## [EXERCISE]
Exactly repeat the material, dropping only the pictures.

## [COLLECTED MATERIAL]
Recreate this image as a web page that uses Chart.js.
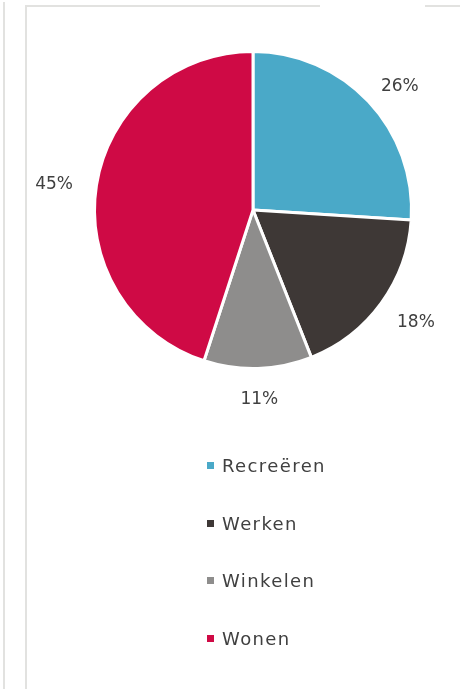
<!DOCTYPE html>
<html>
<head>
<meta charset="utf-8">
<script src="https://cdn.jsdelivr.net/npm/chart.js@4/dist/chart.umd.min.js"></script>
<style>
    body { margin: 0; background: #fff; font-family: "DejaVu Sans", sans-serif; }
    #page { position: relative; width: 470px; height: 689px; overflow: hidden; background: #fff; }
    .rule { position: absolute; background: #e2e2e0; }
    #chartBox { position: absolute; left: 0; top: 0; width: 470px; height: 440px; }
    #legend { position: absolute; left: 207px; top: 437px; margin: 0; padding: 0; list-style: none; }
    #legend li { display: flex; align-items: center; height: 57.6px; font-size: 18px; color: #404040; letter-spacing: 1.4px; }
    #legend li span { width: 7px; height: 7px; margin-right: 8px; }
</style>
</head>
<body>
<div id="page">
    <div class="rule" style="left:3px;top:2px;width:2px;height:687px"></div>
    <div class="rule" style="left:25px;top:5px;width:2px;height:684px"></div>
    <div class="rule" style="left:25px;top:5px;width:295px;height:2px"></div>
    <div class="rule" style="left:425px;top:5px;width:35px;height:2px"></div>
    <div id="chartBox"><canvas id="pieChart"></canvas></div>
    <ul id="legend"></ul>
</div>
<script>
const categories = ["Recreëren", "Werken", "Winkelen", "Wonen"];
const shares = [26, 18, 11, 45];
const sliceColors = ["#4aa9c8", "#3e3836", "#8e8d8c", "#cf0a45"];

// percentage labels just outside each slice, pushed away from the pie by half their width
const outsideLabels = {
    id: "outsideLabels",
    afterDatasetsDraw(chart) {
        const ctx = chart.ctx;
        const meta = chart.getDatasetMeta(0);
        ctx.save();
        ctx.font = "normal normal 400 17px \"DejaVu Sans\", sans-serif";
        ctx.fillStyle = "#404040";
        ctx.textAlign = "center";
        ctx.textBaseline = "middle";
        meta.data.forEach((arc, i) => {
            const text = shares[i] + "%";
            const mid = (arc.startAngle + arc.endAngle) / 2;
            const cos = Math.cos(mid), sin = Math.sin(mid);
            const r = arc.outerRadius + 24;
            const w = ctx.measureText(text).width;
            const x = arc.x + cos * r + cos * w / 2;
            const y = arc.y + sin * r + sin * 3 + 4;
            ctx.fillText(text, x, y);
        });
        ctx.restore();
    }
};

const ctx = document.getElementById("pieChart").getContext("2d");
const pieChart = new Chart(ctx, {
    type: "pie",
    data: {
        labels: categories,
        datasets: [{
            data: shares,
            backgroundColor: sliceColors,
            borderColor: "#ffffff",
            borderWidth: 3
        }]
    },
    options: {
        responsive: true,
        maintainAspectRatio: false,
        animation: false,
        layout: { padding: { left: 93, right: 57, top: 50, bottom: 70 } },
        plugins: {
            legend: { display: false },
            tooltip: { enabled: false }
        }
    },
    plugins: [outsideLabels]
});

const legendBox = document.getElementById("legend");
pieChart.options.plugins.legend.labels.generateLabels(pieChart).forEach(item => {
    const li = document.createElement("li");
    const box = document.createElement("span");
    box.style.background = item.fillStyle;
    li.appendChild(box);
    li.appendChild(document.createTextNode(item.text));
    legendBox.appendChild(li);
});
</script>
</body>
</html>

## [EXERCISE RESULT]
Recreate this image as a web page that uses Chart.js.
<!DOCTYPE html>
<html>
<head>
<meta charset="utf-8">
<script src="https://cdn.jsdelivr.net/npm/chart.js@4/dist/chart.umd.min.js"></script>
<style>
    body { margin: 0; background: #fff; font-family: "DejaVu Sans", sans-serif; }
    #page { position: relative; width: 470px; height: 689px; overflow: hidden; background: #fff; }
    .rule { position: absolute; background: #e2e2e0; }
    #chartBox { position: absolute; left: 0; top: 0; width: 470px; height: 440px; }
    #legend { position: absolute; left: 207px; top: 437px; margin: 0; padding: 0; list-style: none; }
    #legend li { display: flex; align-items: center; height: 57.6px; font-size: 18px; color: #404040; letter-spacing: 1.4px; }
    #legend li span { width: 7px; height: 7px; margin-right: 8px; }
</style>
</head>
<body>
<div id="page">
    <div class="rule" style="left:3px;top:2px;width:2px;height:687px"></div>
    <div class="rule" style="left:25px;top:5px;width:2px;height:684px"></div>
    <div class="rule" style="left:25px;top:5px;width:295px;height:2px"></div>
    <div class="rule" style="left:425px;top:5px;width:35px;height:2px"></div>
    <div id="chartBox"><canvas id="pieChart"></canvas></div>
    <ul id="legend"></ul>
</div>
<script>
const categories = ["Recreëren", "Werken", "Winkelen", "Wonen"];
const shares = [26, 18, 11, 45];
const sliceColors = ["#4aa9c8", "#3e3836", "#8e8d8c", "#cf0a45"];

// percentage labels just outside each slice, pushed away from the pie by half their width
const outsideLabels = {
    id: "outsideLabels",
    afterDatasetsDraw(chart) {
        const ctx = chart.ctx;
        const meta = chart.getDatasetMeta(0);
        ctx.save();
        ctx.font = "normal normal 400 17px \"DejaVu Sans\", sans-serif";
        ctx.fillStyle = "#404040";
        ctx.textAlign = "center";
        ctx.textBaseline = "middle";
        meta.data.forEach((arc, i) => {
            const text = shares[i] + "%";
            const mid = (arc.startAngle + arc.endAngle) / 2;
            const cos = Math.cos(mid), sin = Math.sin(mid);
            const r = arc.outerRadius + 24;
            const w = ctx.measureText(text).width;
            const x = arc.x + cos * r + cos * w / 2;
            const y = arc.y + sin * r + sin * 3 + 4;
            ctx.fillText(text, x, y);
        });
        ctx.restore();
    }
};

const ctx = document.getElementById("pieChart").getContext("2d");
const pieChart = new Chart(ctx, {
    type: "pie",
    data: {
        labels: categories,
        datasets: [{
            data: shares,
            backgroundColor: sliceColors,
            borderColor: "#ffffff",
            borderWidth: 3
        }]
    },
    options: {
        responsive: true,
        maintainAspectRatio: false,
        animation: false,
        layout: { padding: { left: 93, right: 57, top: 50, bottom: 70 } },
        plugins: {
            legend: { display: false },
            tooltip: { enabled: false }
        }
    },
    plugins: [outsideLabels]
});

const legendBox = document.getElementById("legend");
pieChart.options.plugins.legend.labels.generateLabels(pieChart).forEach(item => {
    const li = document.createElement("li");
    const box = document.createElement("span");
    box.style.background = item.fillStyle;
    li.appendChild(box);
    li.appendChild(document.createTextNode(item.text));
    legendBox.appendChild(li);
});
</script>
</body>
</html>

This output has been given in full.